Charts and diagrams as code
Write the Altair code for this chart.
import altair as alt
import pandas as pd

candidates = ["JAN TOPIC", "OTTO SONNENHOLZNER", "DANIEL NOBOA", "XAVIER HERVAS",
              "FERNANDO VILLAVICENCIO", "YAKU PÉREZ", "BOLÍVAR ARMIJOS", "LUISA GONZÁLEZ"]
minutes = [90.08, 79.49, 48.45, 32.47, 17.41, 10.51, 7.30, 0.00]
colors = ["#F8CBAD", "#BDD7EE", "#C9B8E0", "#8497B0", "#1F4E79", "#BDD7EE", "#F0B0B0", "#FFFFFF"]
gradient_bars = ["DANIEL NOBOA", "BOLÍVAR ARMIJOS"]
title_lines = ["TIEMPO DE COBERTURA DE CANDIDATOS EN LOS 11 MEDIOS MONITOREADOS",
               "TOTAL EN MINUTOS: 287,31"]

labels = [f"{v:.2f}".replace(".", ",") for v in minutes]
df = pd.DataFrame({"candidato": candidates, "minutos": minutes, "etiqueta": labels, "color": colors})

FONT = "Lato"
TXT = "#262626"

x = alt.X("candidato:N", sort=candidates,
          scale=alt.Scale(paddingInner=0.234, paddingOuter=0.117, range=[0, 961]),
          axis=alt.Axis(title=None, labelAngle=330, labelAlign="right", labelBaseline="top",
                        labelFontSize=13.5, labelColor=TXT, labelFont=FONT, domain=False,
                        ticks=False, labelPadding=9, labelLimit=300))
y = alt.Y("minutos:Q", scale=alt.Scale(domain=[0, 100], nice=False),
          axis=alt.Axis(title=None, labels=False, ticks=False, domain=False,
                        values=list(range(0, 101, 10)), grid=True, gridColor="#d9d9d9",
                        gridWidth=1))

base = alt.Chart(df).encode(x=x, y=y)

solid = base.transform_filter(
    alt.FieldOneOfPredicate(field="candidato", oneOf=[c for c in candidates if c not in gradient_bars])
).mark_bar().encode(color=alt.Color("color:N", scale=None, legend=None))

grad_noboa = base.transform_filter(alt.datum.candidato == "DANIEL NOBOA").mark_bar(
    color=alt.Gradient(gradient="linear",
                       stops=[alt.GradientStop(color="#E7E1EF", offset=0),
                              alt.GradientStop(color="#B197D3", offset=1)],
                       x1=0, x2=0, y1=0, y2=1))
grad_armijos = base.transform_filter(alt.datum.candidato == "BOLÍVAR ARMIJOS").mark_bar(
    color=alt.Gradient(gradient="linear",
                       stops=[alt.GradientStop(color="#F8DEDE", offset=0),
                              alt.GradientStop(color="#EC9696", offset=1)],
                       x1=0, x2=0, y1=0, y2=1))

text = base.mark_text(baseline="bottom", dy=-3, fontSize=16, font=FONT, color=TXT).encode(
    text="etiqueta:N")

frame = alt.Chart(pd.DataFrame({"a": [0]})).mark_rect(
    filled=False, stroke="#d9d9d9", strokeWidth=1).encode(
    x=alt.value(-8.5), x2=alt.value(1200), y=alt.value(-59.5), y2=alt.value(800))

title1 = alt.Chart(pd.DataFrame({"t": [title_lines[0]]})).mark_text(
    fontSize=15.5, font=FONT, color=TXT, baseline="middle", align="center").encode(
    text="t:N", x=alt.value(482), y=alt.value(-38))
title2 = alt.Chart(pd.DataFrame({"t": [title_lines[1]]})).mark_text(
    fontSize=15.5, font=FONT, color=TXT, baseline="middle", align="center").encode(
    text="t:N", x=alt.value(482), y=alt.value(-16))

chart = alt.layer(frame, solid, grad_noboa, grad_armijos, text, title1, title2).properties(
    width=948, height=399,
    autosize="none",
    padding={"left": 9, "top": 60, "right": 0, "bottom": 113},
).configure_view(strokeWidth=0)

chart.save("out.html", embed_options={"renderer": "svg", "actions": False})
...
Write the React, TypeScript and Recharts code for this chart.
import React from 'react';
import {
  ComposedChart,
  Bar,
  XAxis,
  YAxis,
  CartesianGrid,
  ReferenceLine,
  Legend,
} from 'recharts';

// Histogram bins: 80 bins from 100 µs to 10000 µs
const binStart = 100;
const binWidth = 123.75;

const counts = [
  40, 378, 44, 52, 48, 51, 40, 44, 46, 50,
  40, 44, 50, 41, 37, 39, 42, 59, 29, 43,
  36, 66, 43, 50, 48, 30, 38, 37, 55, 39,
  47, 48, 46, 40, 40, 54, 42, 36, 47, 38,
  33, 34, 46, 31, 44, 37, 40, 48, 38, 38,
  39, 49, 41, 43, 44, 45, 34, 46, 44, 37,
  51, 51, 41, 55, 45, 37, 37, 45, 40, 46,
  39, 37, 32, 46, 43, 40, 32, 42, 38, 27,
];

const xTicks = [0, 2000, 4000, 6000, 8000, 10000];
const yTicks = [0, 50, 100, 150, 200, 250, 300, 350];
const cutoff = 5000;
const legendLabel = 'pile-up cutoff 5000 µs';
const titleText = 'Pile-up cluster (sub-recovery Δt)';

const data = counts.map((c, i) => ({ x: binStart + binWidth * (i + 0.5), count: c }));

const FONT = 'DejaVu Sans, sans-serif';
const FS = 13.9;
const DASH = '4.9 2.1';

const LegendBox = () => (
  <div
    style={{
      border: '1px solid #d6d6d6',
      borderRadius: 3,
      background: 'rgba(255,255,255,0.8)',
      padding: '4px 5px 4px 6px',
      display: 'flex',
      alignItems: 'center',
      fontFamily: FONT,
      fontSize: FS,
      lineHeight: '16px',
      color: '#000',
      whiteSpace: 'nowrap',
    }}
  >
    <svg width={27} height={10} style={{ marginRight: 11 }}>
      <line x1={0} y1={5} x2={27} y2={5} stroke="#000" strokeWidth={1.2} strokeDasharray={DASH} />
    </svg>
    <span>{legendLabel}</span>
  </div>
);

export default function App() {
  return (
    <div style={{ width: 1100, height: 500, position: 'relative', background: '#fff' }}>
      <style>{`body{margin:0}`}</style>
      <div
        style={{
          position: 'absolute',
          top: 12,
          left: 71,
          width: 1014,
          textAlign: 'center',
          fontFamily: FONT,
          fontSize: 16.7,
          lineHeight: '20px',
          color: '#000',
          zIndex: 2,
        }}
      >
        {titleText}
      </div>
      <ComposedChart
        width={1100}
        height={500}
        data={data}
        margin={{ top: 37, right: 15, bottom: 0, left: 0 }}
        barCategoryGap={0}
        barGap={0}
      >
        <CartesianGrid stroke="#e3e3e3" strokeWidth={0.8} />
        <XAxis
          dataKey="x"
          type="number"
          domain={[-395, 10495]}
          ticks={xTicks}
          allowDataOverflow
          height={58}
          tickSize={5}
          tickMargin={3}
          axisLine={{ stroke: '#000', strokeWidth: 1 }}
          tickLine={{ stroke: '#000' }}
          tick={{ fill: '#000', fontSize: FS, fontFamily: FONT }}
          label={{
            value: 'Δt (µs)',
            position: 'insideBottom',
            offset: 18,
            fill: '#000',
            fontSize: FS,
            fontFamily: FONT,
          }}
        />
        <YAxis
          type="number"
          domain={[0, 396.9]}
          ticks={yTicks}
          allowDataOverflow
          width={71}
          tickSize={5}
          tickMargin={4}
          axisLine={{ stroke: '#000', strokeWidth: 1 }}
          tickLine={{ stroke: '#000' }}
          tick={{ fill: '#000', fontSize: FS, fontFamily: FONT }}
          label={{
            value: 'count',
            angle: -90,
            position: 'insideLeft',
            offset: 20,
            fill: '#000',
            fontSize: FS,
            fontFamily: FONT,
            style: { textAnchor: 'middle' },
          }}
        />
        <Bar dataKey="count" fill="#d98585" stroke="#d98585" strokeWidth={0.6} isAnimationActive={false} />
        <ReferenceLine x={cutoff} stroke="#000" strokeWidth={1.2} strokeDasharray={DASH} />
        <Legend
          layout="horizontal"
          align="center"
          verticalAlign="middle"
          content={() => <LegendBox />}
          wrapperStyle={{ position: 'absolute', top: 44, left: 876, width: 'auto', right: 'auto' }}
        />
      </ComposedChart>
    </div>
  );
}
==
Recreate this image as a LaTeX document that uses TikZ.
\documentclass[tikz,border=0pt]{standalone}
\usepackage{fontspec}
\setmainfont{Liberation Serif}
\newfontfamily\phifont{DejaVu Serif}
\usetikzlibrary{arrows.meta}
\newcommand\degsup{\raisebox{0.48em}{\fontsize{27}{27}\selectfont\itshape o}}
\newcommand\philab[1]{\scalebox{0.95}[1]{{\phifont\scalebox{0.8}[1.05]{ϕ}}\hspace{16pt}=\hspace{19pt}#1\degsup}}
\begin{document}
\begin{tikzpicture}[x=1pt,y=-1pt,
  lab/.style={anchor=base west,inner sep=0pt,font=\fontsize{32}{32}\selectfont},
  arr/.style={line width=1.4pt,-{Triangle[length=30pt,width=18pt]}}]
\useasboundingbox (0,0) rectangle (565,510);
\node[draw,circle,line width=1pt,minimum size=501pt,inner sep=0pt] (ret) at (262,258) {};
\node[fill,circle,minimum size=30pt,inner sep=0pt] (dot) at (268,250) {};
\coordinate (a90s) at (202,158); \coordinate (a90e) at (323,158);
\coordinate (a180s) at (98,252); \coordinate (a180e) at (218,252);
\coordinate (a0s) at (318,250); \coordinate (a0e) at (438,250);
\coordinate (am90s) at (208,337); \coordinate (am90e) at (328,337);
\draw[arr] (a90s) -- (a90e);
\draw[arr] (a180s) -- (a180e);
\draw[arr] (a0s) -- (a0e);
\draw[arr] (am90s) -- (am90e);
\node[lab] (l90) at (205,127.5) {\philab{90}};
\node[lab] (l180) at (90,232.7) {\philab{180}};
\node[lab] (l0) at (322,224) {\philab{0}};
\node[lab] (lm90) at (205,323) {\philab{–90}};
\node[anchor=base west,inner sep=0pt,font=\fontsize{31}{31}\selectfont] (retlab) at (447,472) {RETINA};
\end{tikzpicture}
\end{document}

EXERCISE DIRECTIONS:
Within the listing above, the range opens at the line with "Write the Altair code for this chart." and closes at the line with "import pandas as pd". Reproduce exactly the lines of that range, including both ends.

OUTPUT:
Write the Altair code for this chart.
import altair as alt
import pandas as pd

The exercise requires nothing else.